Mami Wata herself represents the quixotic relationship between humans and the ocean. A creature at once human, at once spirit, able to change form in order to lure and beguile humans, often through erotic encounters, is full of mystery. In some forms, the Mami Wata draws men into the ocean itself. Mami Wata, only suggests the network driven by ocean currents, in which she dwells. Her figure can be found throughout Africa, the Caribbean and India revealing the cultural connections between people and oceans. Mami Wata has become an amorphous figure, adopting features based on late 19th century German lithographs as well as the characteristics of an actually photographed woman, Maladmatjaute. Like the ocean itself, Mami Wata has evolved with transoceanic trade, imperialism and globalism. It is worth wondering if this polymorphism is similarly present in reference to the sun, or whether its manifestations remain static, an entity foreboding and uniform in providing light, heat and power. Ultimately, however, it should be understood that the experience of the ocean, as embodied in the figure of the mermaid Mami Wata, is one of mystery, transfiguration, and capriciousness, yet intimate. The ocean is something we can enter, but never truly be inside, see clearly or understand thoroughly.
A representation of the conjoining of the sun and ocean can be found in the landscape, where the horizon acts as a border between these two entities. Here, the sun is mirrored within the ocean, which imparts an imperfect copy of the original. This mirror was viewed as the means for humans to commune with Mami Wata, the “permeable threshold crossed by Mami Wata when she enters the bodies of her mediums…” (Drewal, 65). However, like the ocean itself, the reflections of Mami Wata are often flawed, or a “creative interpretation and re-presentation of the things they [worshippers] see and experience” (Drewal, 65). Both the perfect image created by the sun and its imprecise replication, created by the ocean, can meet within the landscape and be in dialogue with each other. Describing such a landscape as painted by JMW Turner, Ruskin describes the water’s ambiguity: “They [images reflected on the water] have all character and are evidently reflections of something definite and determined; but yet they are all uncertain and inexplicable; playing colour and palpitating shade, which, though we recognise in an instant for images of something… we cannot penetrate nor interpret: we are not allowed to go down to them…” (Ruskin, 354). Turner’s work provides an excellent canvas for the relationship between sun and ocean. His compositions that combine ocean and sky are lush with color and light, more than those where terrain alone is the singular subject. Particularly famous among Turner’s work are seascapes in which the ocean is in tumult, and sun and sky turbid. As interpreted by Turner, distant from land’s definition, ocean and sun converge, diminishing the concept that these two entities are separate and apart.
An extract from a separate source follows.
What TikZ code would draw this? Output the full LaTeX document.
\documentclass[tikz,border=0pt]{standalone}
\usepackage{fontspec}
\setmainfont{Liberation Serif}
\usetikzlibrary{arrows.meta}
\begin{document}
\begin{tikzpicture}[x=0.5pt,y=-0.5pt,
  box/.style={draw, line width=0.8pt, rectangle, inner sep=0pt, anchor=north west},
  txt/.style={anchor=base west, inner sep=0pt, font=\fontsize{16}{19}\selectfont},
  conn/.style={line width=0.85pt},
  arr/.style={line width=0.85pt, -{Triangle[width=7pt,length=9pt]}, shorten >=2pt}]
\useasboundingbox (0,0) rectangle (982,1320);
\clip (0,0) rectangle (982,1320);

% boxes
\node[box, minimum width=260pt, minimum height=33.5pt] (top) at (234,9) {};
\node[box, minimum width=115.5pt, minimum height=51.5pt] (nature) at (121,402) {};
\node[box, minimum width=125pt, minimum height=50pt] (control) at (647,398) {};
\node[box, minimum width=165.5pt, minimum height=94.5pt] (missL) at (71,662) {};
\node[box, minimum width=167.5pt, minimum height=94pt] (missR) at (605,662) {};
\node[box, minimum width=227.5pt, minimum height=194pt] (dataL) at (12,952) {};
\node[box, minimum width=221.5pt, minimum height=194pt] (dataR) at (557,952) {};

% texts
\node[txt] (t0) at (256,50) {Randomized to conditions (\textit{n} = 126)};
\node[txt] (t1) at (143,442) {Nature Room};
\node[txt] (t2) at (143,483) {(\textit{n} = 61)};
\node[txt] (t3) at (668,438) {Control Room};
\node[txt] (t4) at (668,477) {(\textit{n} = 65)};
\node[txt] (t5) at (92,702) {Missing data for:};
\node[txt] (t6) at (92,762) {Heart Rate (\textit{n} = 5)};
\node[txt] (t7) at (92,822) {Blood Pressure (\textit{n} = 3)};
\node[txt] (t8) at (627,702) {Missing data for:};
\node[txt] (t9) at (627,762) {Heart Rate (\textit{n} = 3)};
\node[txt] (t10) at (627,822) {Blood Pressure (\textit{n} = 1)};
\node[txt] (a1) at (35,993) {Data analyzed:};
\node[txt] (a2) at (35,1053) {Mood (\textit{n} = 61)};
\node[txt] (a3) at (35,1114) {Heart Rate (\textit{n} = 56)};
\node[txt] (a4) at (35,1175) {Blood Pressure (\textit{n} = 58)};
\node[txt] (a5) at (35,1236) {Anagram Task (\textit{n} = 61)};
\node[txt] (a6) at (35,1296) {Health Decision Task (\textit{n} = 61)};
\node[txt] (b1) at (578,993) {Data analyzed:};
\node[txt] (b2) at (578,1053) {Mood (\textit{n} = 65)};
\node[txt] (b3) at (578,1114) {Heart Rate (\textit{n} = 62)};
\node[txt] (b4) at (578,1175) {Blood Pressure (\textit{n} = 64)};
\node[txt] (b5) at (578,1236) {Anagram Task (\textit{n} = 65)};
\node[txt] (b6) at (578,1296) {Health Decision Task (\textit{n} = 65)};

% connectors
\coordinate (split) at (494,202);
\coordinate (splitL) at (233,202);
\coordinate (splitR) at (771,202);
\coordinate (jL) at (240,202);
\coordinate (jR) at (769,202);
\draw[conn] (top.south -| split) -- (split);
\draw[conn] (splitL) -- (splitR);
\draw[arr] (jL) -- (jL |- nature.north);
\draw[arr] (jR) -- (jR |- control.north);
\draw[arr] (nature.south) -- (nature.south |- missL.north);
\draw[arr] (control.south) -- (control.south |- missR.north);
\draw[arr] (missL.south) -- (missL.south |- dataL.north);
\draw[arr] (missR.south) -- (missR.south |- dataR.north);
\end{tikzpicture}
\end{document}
In the depictions of Turner, as well as those of the figure Mami Wata, is seen the relationship between the sun and the sea as one of mystery, inextricably tied to the sky, with a constancy for those who live and profit from their abundance. It is worth noting that the role of the ocean, like that of the sun, has changed drastically within the Anthropocene, as human involvement has changed climate in total. As nature became an abstract to be mastered (Chakrabarty, 208),# the ocean became a venue for conquering these undiscovered frontiers. However, the ocean itself still, to some degree, remains elusive: “Does not that very elemental character, the ocean’s inability to be categorized as place or space, its unboundedness, make it fundamentally incompatible with a range of importations from land-based thinking, among them dominion itself?” (Connery, 687). However, as the Anthropocene has progressed, even this notion has come under threat as the ocean is further explored and mapped to its depths. The sun, similarly, remains mysterious, with the possibility of it eventually becoming delineated and abstracted within the Anthropocene, as in the ocean’s case. However, the fluidity and turbulence of the ocean continues to be a source of imagination and creation.
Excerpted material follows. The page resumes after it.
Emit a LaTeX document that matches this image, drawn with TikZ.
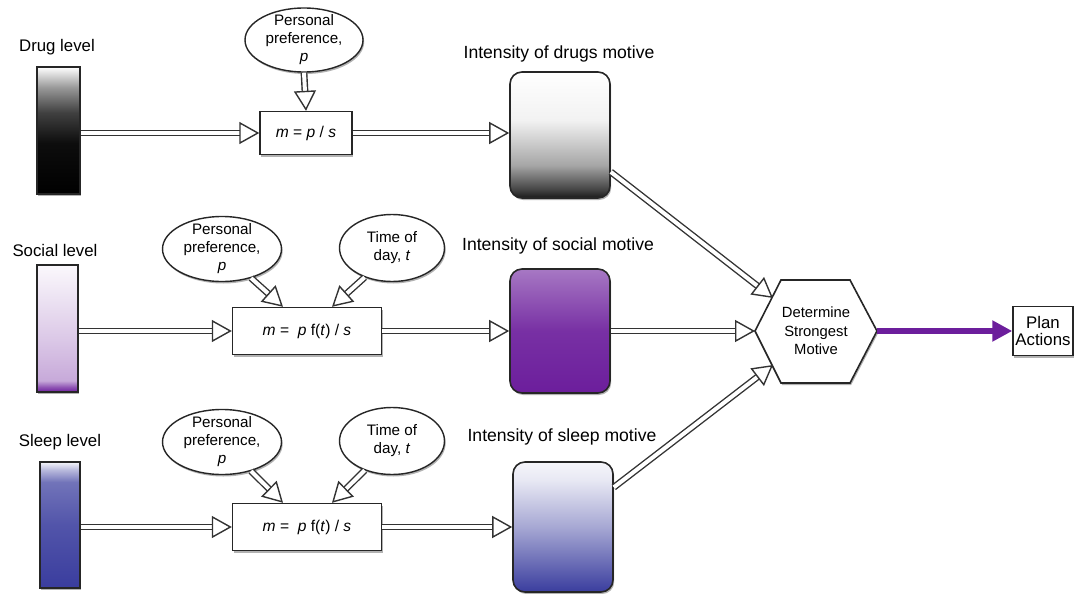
\documentclass[tikz,border=0pt]{standalone}
\usepackage{fontspec}
\setmainfont{Liberation Sans}
\usetikzlibrary{arrows.meta,shapes.geometric,shadows,calc}

\definecolor{purp}{HTML}{6C1E9C}
\definecolor{blu}{HTML}{3A3D9E}

\pgfdeclareverticalshading{drugbar}{100bp}{color(0bp)=(black); color(25bp)=(black); color(45bp)=(black!95); color(57bp)=(black!75); color(67bp)=(black!40); color(72bp)=(black!15); color(75bp)=(white); color(100bp)=(white)}
\pgfdeclareverticalshading{drugbox}{100bp}{color(0bp)=(black!90); color(25bp)=(black!90); color(28bp)=(black!75); color(38bp)=(black!35); color(56bp)=(black!5); color(75bp)=(white); color(100bp)=(white)}
\pgfdeclareverticalshading{socialbar}{100bp}{color(0bp)=(purp); color(25bp)=(purp); color(27bp)=(purp!75); color(29.5bp)=(purp!38); color(45bp)=(purp!25); color(75bp)=(purp!3); color(100bp)=(white)}
\pgfdeclareverticalshading{socialbox}{100bp}{color(0bp)=(purp); color(25bp)=(purp); color(50bp)=(purp!92); color(75bp)=(purp!60); color(100bp)=(purp!60)}
\pgfdeclareverticalshading{sleepbar}{100bp}{color(0bp)=(blu); color(25bp)=(blu); color(50bp)=(blu!88); color(67bp)=(blu!72); color(72bp)=(blu!35); color(75bp)=(blu!5); color(100bp)=(white)}
\pgfdeclareverticalshading{sleepbox}{100bp}{color(0bp)=(blu); color(25bp)=(blu); color(50bp)=(blu!45); color(68bp)=(blu!12); color(75bp)=(blu!5); color(100bp)=(white)}

\tikzset{
  shad/.style={drop shadow={shadow xshift=0.6pt, shadow yshift=-1pt, opacity=0.3, fill=black}},
  lvl/.style={font=\fontsize{8.4}{10}\selectfont, inner sep=0pt},
  ilbl/.style={font=\fontsize{8.8}{10}\selectfont, inner sep=0pt},
  bar/.style={draw=black!85, line width=0.8pt, inner sep=0pt, shad},
  mbox/.style={draw=black!85, line width=0.8pt, inner sep=0pt, rounded corners=6pt, minimum width=50pt, shad},
  ell/.style={ellipse, draw=black!85, line width=0.7pt, fill=white, inner xsep=0pt, inner ysep=-3pt, align=center,
    font=\fontsize{7.6}{9}\selectfont, shad},
  fbox/.style={draw=black!85, line width=0.7pt, fill=white, inner sep=0pt, font=\fontsize{7.8}{9}\selectfont, shad},
  hol/.style={double=white, double distance=2pt, line width=0.7pt, draw=black!80,
    -{Triangle[open, fill=white, length=10pt, width=11pt, line width=0.7pt]}},
  parr/.style={draw=purp, line width=2.6pt, -{Triangle[length=10pt, width=10pt]}},
}

\begin{document}
\begin{tikzpicture}[x=0.5pt, y=-0.5pt]
\useasboundingbox (0,0) rectangle (1077,594);

% ---------- drug row ----------
\node[lvl] (drugL) at (57,47) {Drug level};
\node[bar, shading=drugbar, minimum width=21.5pt, minimum height=63.5pt] (drugbar) at (58.5,130.5) {};
\node[ell, minimum width=59pt, minimum height=32pt] (pp1) at (304,40) {Personal\\preference,\\\textit{p}};
\node[fbox, minimum width=46pt, minimum height=21.5pt] (f1) at (306,133) {\textit{m} = \textit{p} / \textit{s}};
\node[ilbl] (drugsLbl) at (559,54) {Intensity of drugs motive};
\node[mbox, shading=drugbox, minimum height=63pt] (drugbox) at (560,135) {};

% ---------- social row ----------
\node[lvl] (socL) at (55,250) {Social level};
\node[bar, shading=socialbar, minimum width=20.5pt, minimum height=63.5pt] (socbar) at (57.5,328.5) {};
\node[ell, minimum width=59.5pt, minimum height=32.5pt] (pp2) at (222,249) {Personal\\preference,\\\textit{p}};
\node[ell, minimum width=52.5pt, minimum height=33.5pt] (td2) at (392,248) {Time of\\day, \textit{t}};
\node[fbox, minimum width=74.5pt, minimum height=23.5pt] (f2) at (307,331) {\textit{m} =\ \ \textit{p} f(\textit{t}) / \textit{s}};
\node[ilbl] (socLbl) at (558,246) {Intensity of social motive};
\node[mbox, shading=socialbox, minimum height=62pt] (socbox) at (560,331) {};

% ---------- sleep row ----------
\node[lvl] (slpL) at (60,442) {Sleep level};
\node[bar, shading=sleepbar, minimum width=20pt, minimum height=63pt] (slpbar) at (60,525) {};
\node[ell, minimum width=59.5pt, minimum height=32.5pt] (pp3) at (222,442) {Personal\\preference,\\\textit{p}};
\node[ell, minimum width=52.5pt, minimum height=33.5pt] (td3) at (392,441) {Time of\\day, \textit{t}};
\node[fbox, minimum width=74.5pt, minimum height=23.5pt] (f3) at (307,527) {\textit{m} =\ \ \textit{p} f(\textit{t}) / \textit{s}};
\node[ilbl] (slpLbl) at (562,437) {Intensity of sleep motive};
\node[mbox, shading=sleepbox, minimum height=65pt] (slpbox) at (563,527) {};

% ---------- hexagon and plan ----------
\draw[draw=black!85, line width=0.8pt, fill=white, shad]
  (755,331) -- (781,280) -- (850,280) -- (877,331) -- (850,383) -- (781,383) -- cycle;
\node[align=center, font=\fontsize{7.4}{9.2}\selectfont, inner sep=0pt] (hex) at (816,331) {Determine\\Strongest\\Motive};
\coordinate (hexUL) at (773,298);
\coordinate (hexL) at (755,331);
\coordinate (hexLL) at (773,365);
\coordinate (hexR) at (877,331);
\node[fbox, minimum width=30pt, minimum height=24.5pt, align=center, font=\fontsize{8.4}{8.6}\selectfont] (plan) at (1043,331) {Plan\\Actions};

% ---------- connectors ----------
\draw[hol] (drugbar.east |- f1.west) -- (f1.west);
\draw[hol] (pp1.south) -- (f1.north);
\draw[hol] (f1.east) -- (f1.east -| drugbox.west);

\draw[hol] (socbar.east |- f2.west) -- (f2.west);
\draw[hol] (pp2.-45) -- ([xshift=-12pt]f2.north);
\draw[hol] (td2.-133) -- ([xshift=12.5pt]f2.north);
\draw[hol] (f2.east) -- (f2.east -| socbox.west);

\draw[hol] (slpbar.east |- f3.west) -- (f3.west);
\draw[hol] (pp3.-45) -- ([xshift=-12pt]f3.north);
\draw[hol] (td3.-133) -- ([xshift=12.5pt]f3.north);
\draw[hol] (f3.east) -- (f3.east -| slpbox.west);

\draw[hol] (drugbox.-36) -- (hexUL);
\draw[hol] (socbox.east) -- (hexL);
\draw[hol] (slpbox.38) -- (hexLL);

\draw[parr] (hexR) -- (plan.west);
\end{tikzpicture}
\end{document}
Chakrabarty, Dipesh. “The Climate of History: Four Theses.” Critical Inquiry 35.2 (2009): 197–222. Web. 18 Dec. 2011.
Connery, Christopher. “Sea Power.” PMLA 125.3 (2010) 685-692.
Drewal, Henry John. Mami Wata: Arts for Water Spirits in Africa and Its Diasporas. Fowler Museum, 2008. Print.
McLean, Stuart. “Stories and Cosmogonies: Imagining Creativity Beyond ‘Nature’ and ‘Culture’.” Cultural Anthropology 24.2 (2009): 213–245. Web. 30 Oct. 2011.